Gleichwohl bleibt der Konjunkturausblick eingetrübt, Anlass zur Entwarnung geben die aktuellen Stimmungswerte da wenig. So geht die kräftige Aufhellung des Service-Klimas hauptsächlich darauf zurück, dass die plötzlich verhängten, strengen Corona-Maßnahmen vom August wieder gelockert wurden. Solange die chinesische Regierung aber an ihrer Null-Covid-Strategie festhält, kann es immer wieder passieren, dass kleinste Infektionsausbrüche rigoros bekämpft werden – gerade im beginnenden Winterhalbjahr. Hier müssen die inzwischen durchaus guten Impferfolge erst noch zu einem Umdenken führen.
Für den großen Immobiliensektor bleibt der taumelnde Riese Evergrande ein Damoklesschwert. Wir glauben zwar nach wie vor, dass es gute Gründe für Peking gibt, das Unternehmen nicht einfach fallen zu lassen. Unter Dach und Fach ist eine (Teil-)Rettung aber noch lange nicht. Bautätigkeit und Immobiliennachfrage dürften angesichts der hohen Unsicherheit weiter unter Druck bleiben.
Dass in den letzten Tagen reihenweise Industriebetrieben der Strom abgedreht wurde, liegt nach Angaben der chinesischen Regierung an der mangelnden Einhaltung der Energiesparziele in zahlreichen Provinzen. Hier wurden den lokalen Behörden zuletzt härtere Strafen angedroht. In den aktuellen Umfragewerten dürfte sich diese jüngste Entwicklung allerdings noch kaum niedergeschlagen haben, da die Befragung vorher abgeschlossen wurde. Sie dürfte sich aber im kommenden Monat bemerkbar machen.

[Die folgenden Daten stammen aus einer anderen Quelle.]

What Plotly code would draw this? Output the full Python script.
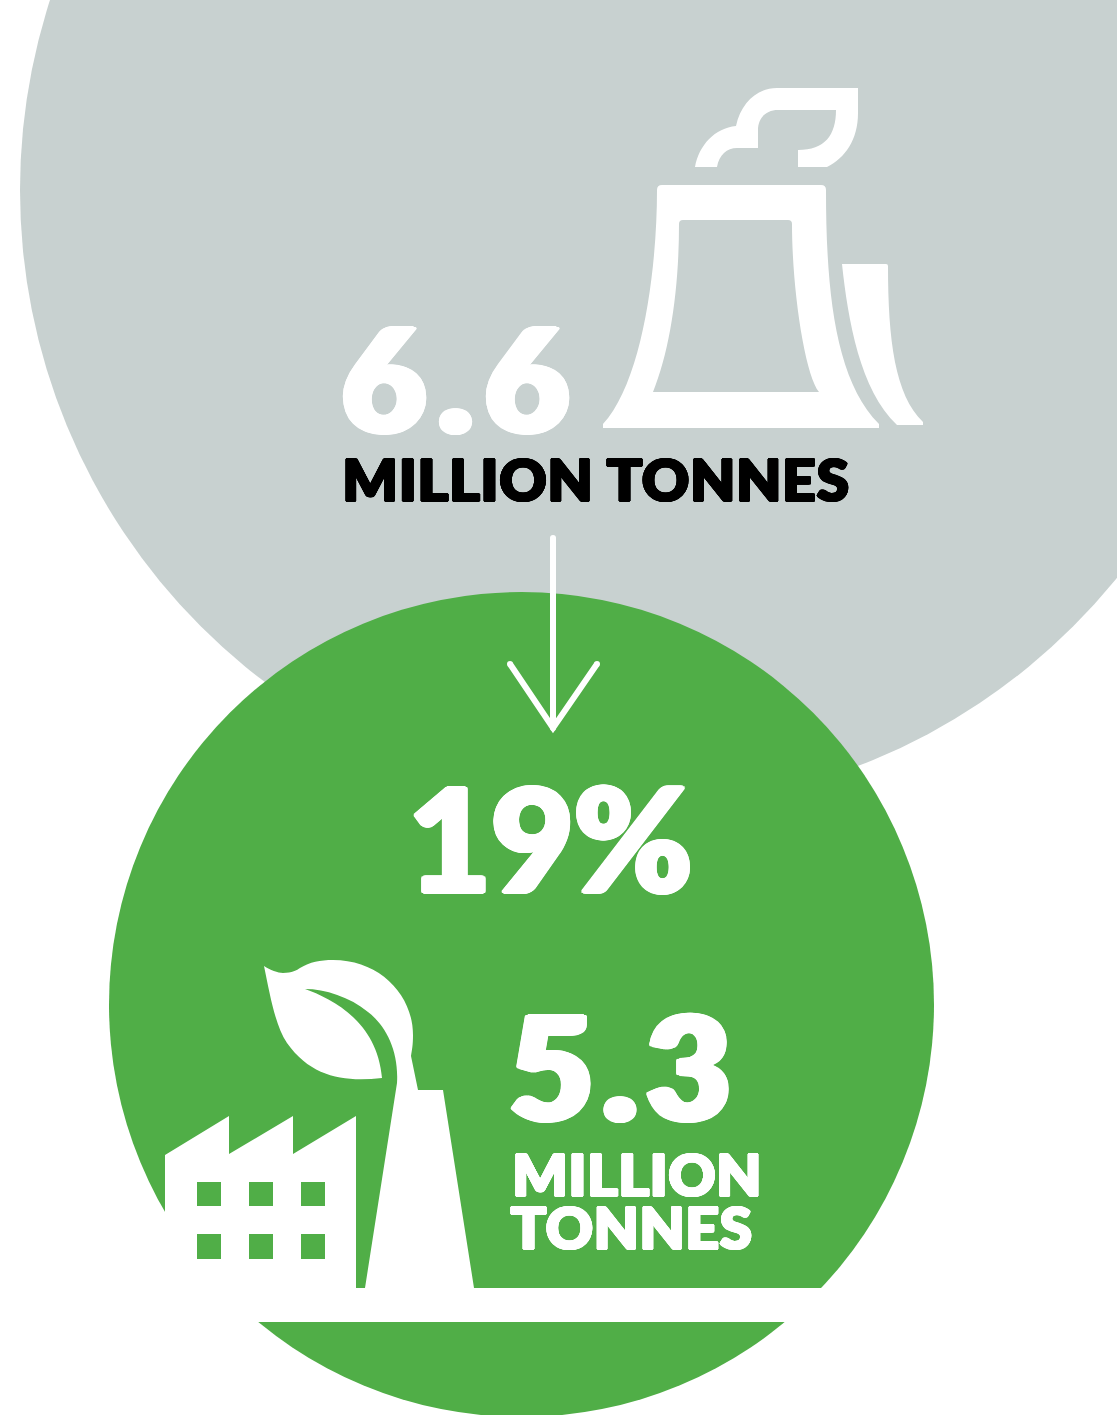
import plotly.graph_objects as go

# ---- content ----
before_value = ["6.6"]
before_unit = ["MILLION TONNES"]
change_pct = ["19%"]
after_value = ["5.3"]
after_unit = ["MILLION", "TONNES"]

GREY = "#C8D1D0"
GREEN = "#50AE47"
WHITE = "#FFFFFF"
FONT = "Lato"

# ---- decorative icon outlines (page pixels) ----
TOWER = ("M603,428 L603,424 C642,382 657,270 657,190 Q657,185 662,185 L821,185 Q826,185 826,190 "
         "C826,290 835,380 879,424 L879,428 Z "
         "M679,224 Q679,220 683,220 L788,220 Q792,220 792,224 C792,290 805,375 819,392 L653,392 "
         "C670,350 679,290 679,224 Z")
SIDE = ("M842,264 L886,264 Q888,264 888,266 C888,340 895,395 923,422 L923,425 L897,425 "
        "C860,390 848,320 842,264 Z")
SMOKE = ("M695,167 C699,145 715,128 736,126 C741,103 757,88 777,88 L858,88 L858,113 "
         "C858,140 845,158 827,167 L798,167 L798,150 C825,150 836,135 836,110 L778,110 "
         "C766,110 758,118 758,130 L758,148 L737,148 C727,148 719,155 717,167 Z")
FACTORY = ("M165,1155 L229,1116 L229,1154 L293,1116 L293,1154 L356,1116 L356,1288 L165,1288 Z")
PLANT = ("M264,966 C270,970 278,973 283,973 C292,973 297,970 300,968 C310,962 320,960 333,960 "
         "C380,960 413,995 413,1035 C413,1045 412,1050 411,1056 L418,1090 L443,1090 L474,1288 "
         "L365,1288 L397,1083 C399,1050 385,1025 368,1012 C350,997 325,989 305,989 "
         "C330,998 377,1020 382,1078 C345,1082 312,1078 287,1043 C275,1025 270,995 264,966 Z")
WINDOW_X = [(197, 221), (249, 273), (301, 325)]
WINDOW_Y = [(1182, 1206), (1234, 1259)]
ARROW_DOTS = [(553, 538), (510, 664), (597, 664), (553, 728)]

shapes = [
    dict(type="circle", x0=20, x1=1254, y0=-427, y1=807, fillcolor=GREY, line_width=0),
    dict(type="circle", x0=109, x1=934, y0=592, y1=1417, fillcolor=GREEN, line_width=0),
    dict(type="rect", x0=0, x1=1117, y0=1288, y1=1322, fillcolor=WHITE, line_width=0),
]
for p in (TOWER, SIDE, SMOKE, FACTORY, PLANT):
    shapes.append(dict(type="path", path=p, fillcolor=WHITE, line_width=0))
for x0, x1 in WINDOW_X:
    for y0, y1 in WINDOW_Y:
        shapes.append(dict(type="rect", x0=x0, x1=x1, y0=y0, y1=y1, fillcolor=GREEN, line_width=0))
shapes.append(dict(type="path", path="M553,538 L553,728 M510,664 L553,728 L597,664",
                   line=dict(color=WHITE, width=6), fillcolor="rgba(0,0,0,0)"))
for dx, dy in ARROW_DOTS:
    shapes.append(dict(type="circle", x0=dx - 3, x1=dx + 3, y0=dy - 3, y1=dy + 3,
                       fillcolor=WHITE, line_width=0))


def heavy(color, rx, ry):
    """CSS text-shadow outline that fattens the glyphs to the poster's black weight."""
    offsets = [(1, 0), (.92, .38), (.71, .71), (.38, .92), (0, 1), (-.38, .92), (-.71, .71), (-.92, .38),
               (-1, 0), (-.92, -.38), (-.71, -.71), (-.38, -.92), (0, -1), (.38, -.92), (.71, -.71), (.92, -.38)]
    parts = []
    for k in (1, .5):
        parts += [f"{ox * rx * k:.1f}px {oy * ry * k:.1f}px 0 {color}" for ox, oy in offsets]
    return ", ".join(parts)


def label(text, x, y, size, color, rx, ry):
    return dict(text=text, x=x, y=y, xref="x", yref="y", xanchor="center", yanchor="middle",
                showarrow=False,
                font=dict(family=FONT, size=size, color=color, weight=900, shadow=heavy(color, rx, ry)))


annotations = [
    label(before_value[0], 462, 376, 143, WHITE, 5, 2),
    label(before_unit[0], 596, 478, 58, "#000000", 1.5, 0.8),
    label(change_pct[0], 550, 836, 143, WHITE, 3, 2),
    label(after_value[0], 624.5, 1064.5, 143, WHITE, 5, 2),
    label(after_unit[0], 637, 1173, 58, WHITE, 1.5, 0.8),
    label(after_unit[1], 632, 1226, 58, WHITE, 1.5, 0.8),
]

# wider tracking on the glyph runs that are set loosely in the original
tracking = {"6.6": 13, "5.3": 10, "MILLION TONNES": 1.2, "MILLION": 1, "TONNES": 1}
spacing_js = "".join(
    f"document.querySelectorAll('.annotation-text').forEach(function(t){{"
    f"if(t.textContent==='{k}')t.style.letterSpacing='{v}px';}});"
    for k, v in tracking.items())

fig = go.Figure()
fig.update_layout(
    width=1117, height=1415, margin=dict(l=0, r=0, t=0, b=0),
    paper_bgcolor=WHITE, plot_bgcolor=WHITE, showlegend=False,
    xaxis=dict(range=[0, 1117], visible=False, fixedrange=True),
    yaxis=dict(range=[1415, 0], visible=False, fixedrange=True),
    shapes=shapes, annotations=annotations,
)
fig.write_html("out.html", config=dict(displayModeBar=False),
               post_script="document.body.style.margin='0';" + spacing_js)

Und sollte sich hinter den Stromausfällen nicht nur die geplante Emissionsdrosselung, sondern auch eine Knappheit an Kohle verbergen, die durch den Handelsstreit mit Australien entstanden ist, stehen Chinas Industrie schwierige Monate bevor.
Die chinesische Wirtschaft hat über die Sommermonate deutlich abgebremst. Die Belastungen für das neue Quartal haben eher zu- als abgenommen. Wir rechnen für die laufende zweite Jahreshälfte mit Wachstumsraten des Bruttoinlandsprodukts deutlich unterhalb des Wachstumsziels der chinesischen Regierung von 6%.